Thursday, October 24, 2013

The War on the Poor





What keeps Nigeria going in spite of her often manifestly dysfunctional government is not the savvy statecraft of her reigning politicians but the ingenuity of ordinary Nigerians. The state is remote from the people. A vast gulf separates policy architecture from the very citizens it is supposed to serve. Despite chronic mismanagement and graft, our informal sector’s dynamism and improvisation is why Nigeria lumbers on. She is powered by honest Nigerians who have refused to let the absence of infrastructure and the vagaries of life in an under-institutionalized environment become an excuse for sloth or crime. These are Nigeria’s real heroes and are the fulcrum of the country’s legendary resilience.

In the absence of a formal welfare apparatus, kinship and social networks serve as alternate social security mechanisms. Intrepid entrepreneurs virtually create their own infrastructure.
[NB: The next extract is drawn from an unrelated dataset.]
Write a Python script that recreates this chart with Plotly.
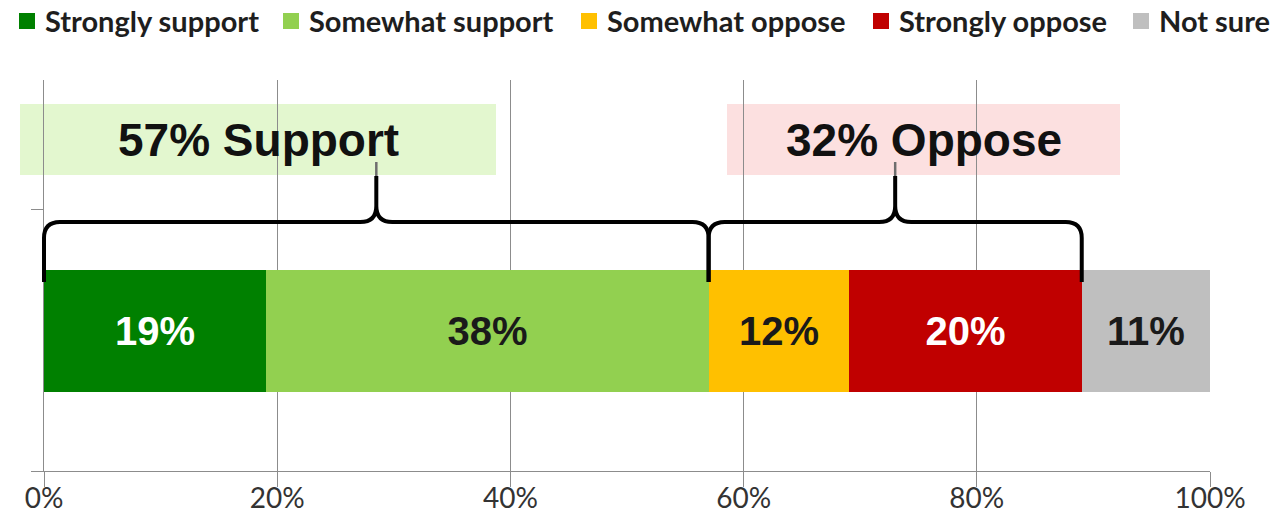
import plotly.graph_objects as go

# ---------------- data ----------------
categories = ["Strongly support", "Somewhat support", "Somewhat oppose", "Strongly oppose", "Not sure"]
values = [19, 38, 12, 20, 11]
bar_colors = ["#008000", "#92D050", "#FFC000", "#C00000", "#BFBFBF"]
label_colors = ["#FFFFFF", "#1A1A1A", "#1A1A1A", "#FFFFFF", "#1A1A1A"]
tick_vals = [0, 20, 40, 60, 80, 100]
tick_text = ["0%", "20%", "40%", "60%", "80%", "100%"]
group_names = ["Support", "Oppose"]
group_members = [[0, 1], [2, 3]]
group_fill = ["#E3F7CF", "#FCE0E0"]

# ---------------- layout geometry (page pixels) ----------------
W, H = 1276, 515
L, R, T, B = 44, 1210, 80, 471   # plot area


def xp(px):
    return (px - L) / (R - L)


def yp(py):
    return (B - py) / (B - T)


def xpix(v):
    return L + v / 100 * (R - L)


fig = go.Figure()

for i, (cat, val) in enumerate(zip(categories, values)):
    fig.add_trace(go.Bar(
        x=[val], y=[0.358], orientation="h", width=0.312,
        name=cat, marker=dict(color=bar_colors[i], line=dict(width=0)),
        text=[f"{val}%"], textposition="inside", insidetextanchor="middle",
        textfont=dict(family="Liberation Sans", size=40, color=label_colors[i], weight="bold"),
        showlegend=False, hoverinfo="x+name",
    ))

shapes = []
annotations = []

# ---- group boxes + brackets ----
box_px = [(20, 496), (727, 1120)]
cum = [0]
for v in values:
    cum.append(cum[-1] + v)

for g, members in enumerate(group_members):
    total = sum(values[m] for m in members)
    xa = cum[members[0]]
    xb = cum[members[-1] + 1]
    bx0, bx1 = box_px[g]
    shapes.append(dict(type="rect", xref="paper", yref="paper", layer="below",
                       x0=xp(bx0), x1=xp(bx1), y0=yp(175), y1=yp(104),
                       fillcolor=group_fill[g], line=dict(width=0)))
    annotations.append(dict(xref="paper", yref="paper", x=xp((bx0 + bx1) / 2), y=yp(140),
                            text=f"{total}% {group_names[g]}", showarrow=False,
                            xanchor="center", yanchor="middle",
                            font=dict(family="Liberation Sans", size=46, color="#111111", weight="bold")))
    # curly bracket
    pa, pb = xpix(xa), xpix(xb)
    pm = (pa + pb) / 2
    yb, yh, ys = 282, 222, 176
    r = 16

    def P(x, y):
        return f"{xp(x):.5f},{yp(y):.5f}"

    path = (f"M{P(pa, yb)} L{P(pa, yh + r)} Q{P(pa, yh)} {P(pa + r, yh)} "
            f"L{P(pm - r, yh)} Q{P(pm, yh)} {P(pm, yh - r)} L{P(pm, ys)} "
            f"M{P(pm, yh - r)} Q{P(pm, yh)} {P(pm + r, yh)} "
            f"L{P(pb - r, yh)} Q{P(pb, yh)} {P(pb, yh + r)} L{P(pb, yb)}")
    shapes.append(dict(type="path", xref="paper", yref="paper", layer="above", path=path,
                       line=dict(color="#000000", width=4)))
    shapes.append(dict(type="line", xref="paper", yref="paper", layer="above",
                       x0=xp(pm), x1=xp(pm), y0=yp(ys), y1=yp(162),
                       line=dict(color="#6E6E6E", width=2.5)))

# ---- manual legend ----
legend_sq_px = [19, 283, 581, 873, 1133]
for i, cat in enumerate(categories):
    sx = legend_sq_px[i]
    shapes.append(dict(type="rect", xref="paper", yref="paper",
                       x0=xp(sx), x1=xp(sx + 16), y0=yp(29), y1=yp(13),
                       fillcolor=bar_colors[i], line=dict(width=0)))
    annotations.append(dict(xref="paper", yref="paper", x=xp(sx + 24), y=yp(20),
                            text=cat, showarrow=False, xanchor="left", yanchor="middle",
                            font=dict(family="Lato", size=29, color="#1E1E1E", weight="bold")))

fig.update_layout(
    width=W, height=H,
    margin=dict(l=L, r=W - R, t=T, b=H - B, pad=0, autoexpand=False),
    paper_bgcolor="white", plot_bgcolor="white",
    barmode="stack", bargap=0,
    showlegend=False,
    shapes=shapes, annotations=annotations,
    xaxis=dict(range=[0, 100], tickvals=tick_vals, ticktext=tick_text,
               showgrid=True, gridcolor="#8C8C8C", gridwidth=1,
               ticks="outside", ticklen=15, tickcolor="#8C8C8C", tickwidth=1,
               showline=True, linecolor="#8C8C8C", linewidth=1,
               zeroline=False, fixedrange=True, automargin=False,
               ticklabelstandoff=-13,
               tickfont=dict(family="Lato", size=28, color="#333333")),
    yaxis=dict(range=[0, 1], tickvals=[0, yp(209)], showticklabels=False,
               showgrid=False, zeroline=False, automargin=False,
               ticks="outside", ticklen=12, tickcolor="#8C8C8C", tickwidth=1,
               showline=True, linecolor="#8C8C8C", linewidth=1, fixedrange=True),
)

fig.write_html("out.html",
               config={"displayModeBar": False},
               post_script="document.body.style.margin='0';document.body.style.overflow='hidden';")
In the absence of a social contract, Nigerians operate with a number of informal transactional and relational covenants most powerfully exemplified by the open air markets and roadside stores and workshops that are fixtures of urban life. The size of the informal sector indicates excessive government intervention and bureaucratic red tape with people generally preferring to carry on their socio-economic pursuits beneath the radar of an ineptly intrusive state.

This trading culture is an attribute shared by our diverse peoples. Nigeria is in every respect a nation of shopkeepers. The social ingenuity of our people and their impressive aptitude for exchanging goods and services is the last line of defence against hopelessness and anarchy; it is the solitary buffer separating dysfunctional governance from massive social unrest. Sadly, the government is enamoured with policies which degrade the informal sector. When government agents demolish a barber’s shop or a mechanic’s work shed, they are attacking the entrepreneurial genius which with proper support can lift millions out of poverty. When authorities outlaw commercial motorcycle operators without adequate public transport infrastructure in place or without establishing alternative structures to absorb the newly unemployed brigades, they alienate huge numbers of citizens and shrink the distance between official callousness and popular uprising.
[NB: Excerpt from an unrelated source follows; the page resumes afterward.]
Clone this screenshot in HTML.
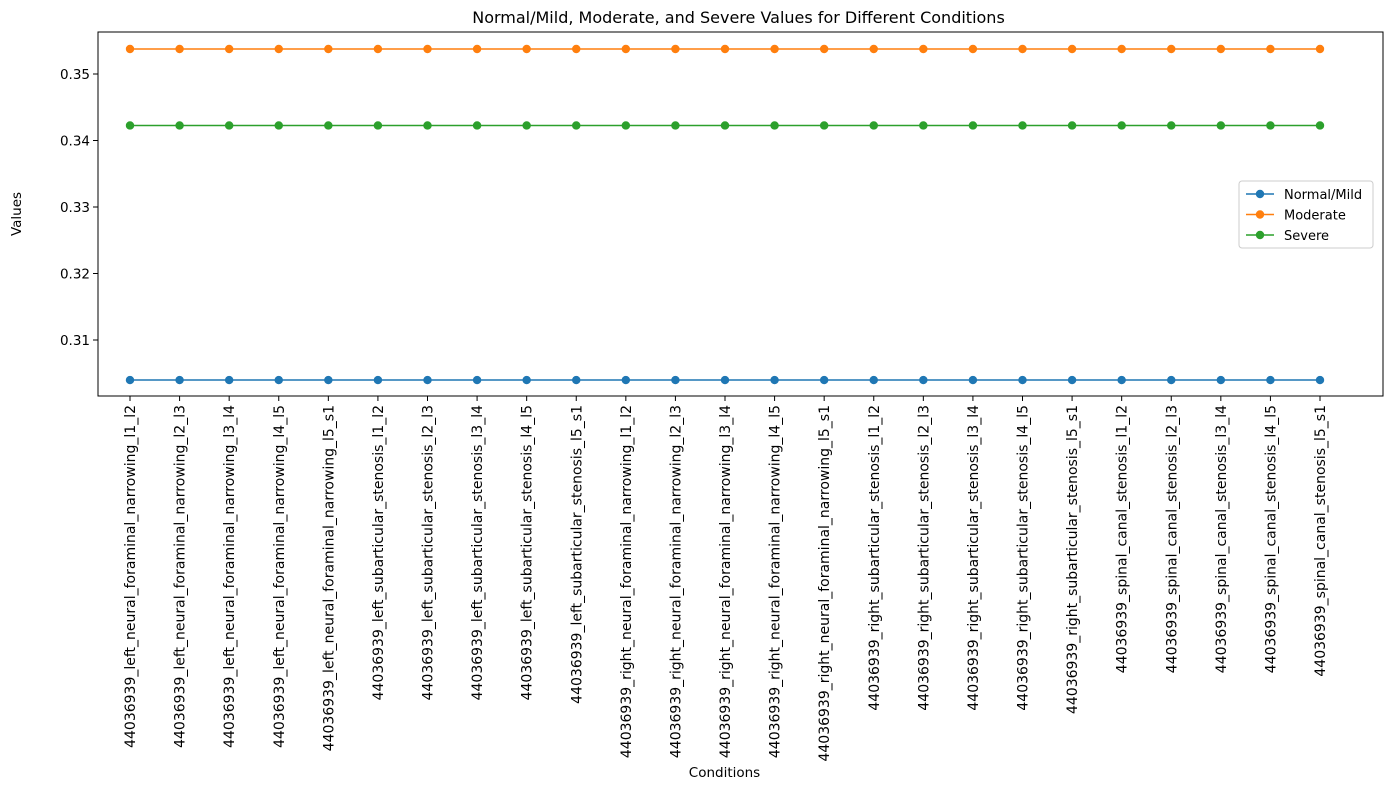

Nigerians generally accept that their government will not necessarily work for them but demand that it at least gets out of their way. It is a different matter entirely when the government, so derelict in its other duties, aggressively invades and disrupts the havens that ordinary Nigerians have created for themselves. Often, the state is encountered as a hindrance rather than a help; an oppressive and coercive nuisance rather than a co-creator with the people of a shared prosperity.
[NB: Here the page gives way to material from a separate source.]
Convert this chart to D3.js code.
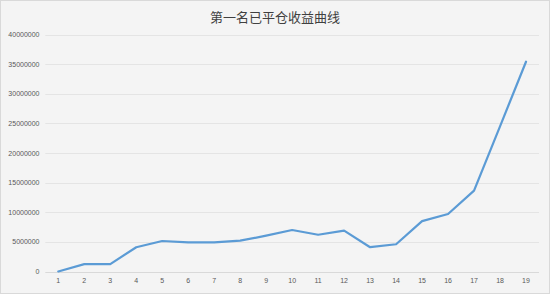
<!DOCTYPE html>
<html>
<head>
<meta charset="utf-8">
<script src="https://cdn.jsdelivr.net/npm/d3@7"></script>
<style>
  html, body { margin: 0; padding: 0; background: #fff; }
  svg { display: block; }
</style>
</head>
<body>
<svg id="chart" width="550" height="294"></svg>
<script>
const title = "第一名已平仓收益曲线";
const categories = ["1","2","3","4","5","6","7","8","9","10","11","12","13","14","15","16","17","18","19"];
const profit = [0, 1250000, 1250000, 4100000, 5150000, 4900000, 4900000, 5200000, 6050000, 7000000,
  6200000, 6900000, 4100000, 4600000, 8500000, 9700000, 13650000, 24500000, 35400000];
const yTicks = [0, 5000000, 10000000, 15000000, 20000000, 25000000, 30000000, 35000000, 40000000];

const width = 550, height = 294;
const margin = { top: 34.5, right: 11, bottom: 22.5, left: 45.3 };

const svg = d3.select("#chart");

svg.append("rect")
  .attr("x", 0.5).attr("y", 0.5)
  .attr("width", width - 1).attr("height", height - 1)
  .attr("fill", "#f4f4f4")
  .attr("stroke", "#d9d9d9");

svg.append("text")
  .attr("x", width / 2)
  .attr("y", 21.5)
  .attr("text-anchor", "middle")
  .attr("font-family", "'Noto Sans CJK SC', sans-serif")
  .attr("font-size", 13)
  .attr("fill", "#404040")
  .text(title);

const x = d3.scalePoint()
  .domain(categories)
  .range([margin.left, width - margin.right])
  .padding(0.5);

const y = d3.scaleLinear()
  .domain([0, 40000000])
  .range([height - margin.bottom, margin.top]);

// gridlines
svg.append("g")
  .selectAll("line")
  .data(yTicks)
  .join("line")
  .attr("x1", margin.left)
  .attr("x2", width - margin.right)
  .attr("y1", (d) => Math.round(y(d)) + 0.5)
  .attr("y2", (d) => Math.round(y(d)) + 0.5)
  .attr("stroke", (d) => (d === 0 ? "#d9d9d9" : "#e4e4e4"))
  .attr("stroke-width", 1);

// y labels
svg.append("g")
  .selectAll("text")
  .data(yTicks)
  .join("text")
  .attr("x", 39.5)
  .attr("y", (d) => y(d) + 2.5)
  .attr("text-anchor", "end")
  .attr("font-family", "'Liberation Sans', sans-serif")
  .attr("font-size", 7)
  .attr("fill", "#595959")
  .text((d) => d);

// x labels
svg.append("g")
  .selectAll("text")
  .data(categories)
  .join("text")
  .attr("x", (d) => x(d))
  .attr("y", 283)
  .attr("text-anchor", "middle")
  .attr("font-family", "'Liberation Sans', sans-serif")
  .attr("font-size", 7)
  .attr("fill", "#595959")
  .text((d) => d);

const line = d3.line()
  .x((d, i) => x(categories[i]))
  .y((d) => y(d));

svg.append("path")
  .datum(profit)
  .attr("d", line)
  .attr("fill", "none")
  .attr("stroke", "#5b9bd5")
  .attr("stroke-width", 2.2)
  .attr("stroke-linejoin", "round")
  .attr("stroke-linecap", "round");
</script>
</body>
</html>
The demolitions in our cities which target low income neighbourhoods, “illegal” settlements, unauthorized markets and business offices for destruction often for the purpose of “beautifying” the environment suggests an unhealthy obsession with the aesthetics of capitalist modernity rather than the nurture of its substance – the peoples’ entrepreneurial energies. There is little evidence of empathy for the urban poor, who are often viewed as collateral damage by policy planners,

Overwhelmed by the pressures of a fast growing population and the ravenous hunger for infrastructure that characterizes urban growth, governments have opted for economic Darwinism. The welfarist mantras and egalitarian clichés of yore – Housing for all, education for all, health for all – have been dispensed with. Unwilling to honestly and frontally eliminate poverty, they are seeking to eliminate the poor.

The underlying philosophy is trickle down capitalism – empowering a few in the hope that their prosperity will cascade down to the less fortunate multitudes. Nigeria’s middle class is growing but nowhere near quickly enough to match the general population growth rate. In consequence, the well-heeled are increasingly a small fraction of our population. And it is this small minority that state authorities seem inclined to cater for by creating pristine locales where they can work, live and play without the spectacle of the poor to remind us of the scale of inequality in the land.

Urban renewal projects are often implemented at the expense of the informal sector. But rather than destroying it, we should be incorporating the sector and appropriating its raw creative energies and grafting it unto formal support structures and legal frameworks. Surely, we can conduct social policies and urban transformation in a more commonsensical and humane manner.

Gentrification is now creating problematic geographies. In Lagos, Victoria Island, arguably the fastest growing artery of commerce in Africa is being gradually hived off from the more chaotic and “less cool” mainland which is home to the millions of people who still earn their living on the island every day. Abuja is essentially a sprawling upper middle class enclave ensconced in a real estate bubble sustained significantly by the proceeds of official theft and ringed by slums and ghettoes. The spectacle of a few prosperous people encircled by millions of the dispossessed is an unhappy augury of things to come.

We need to move away from trickle down capitalism and focus on empowering the broad generality rather than the chosen few. This goes beyond installing physical infrastructure such as roads to achieving greater access to education, energy and healthcare and enabling citizens with the tools to live productive lives. However much we may seek to make Nigeria attractive to foreign investors, without domestic investments in education, developing human capital, and security – which comes from a population substantially empowered enough to resist the allure of crime – the sort of investments that will flow into Nigeria will be of the extractive and non-value adding variety. A political movement must emerge to speak to these issues and restore the egalitarian language of social and economic rights to the arena of public debate.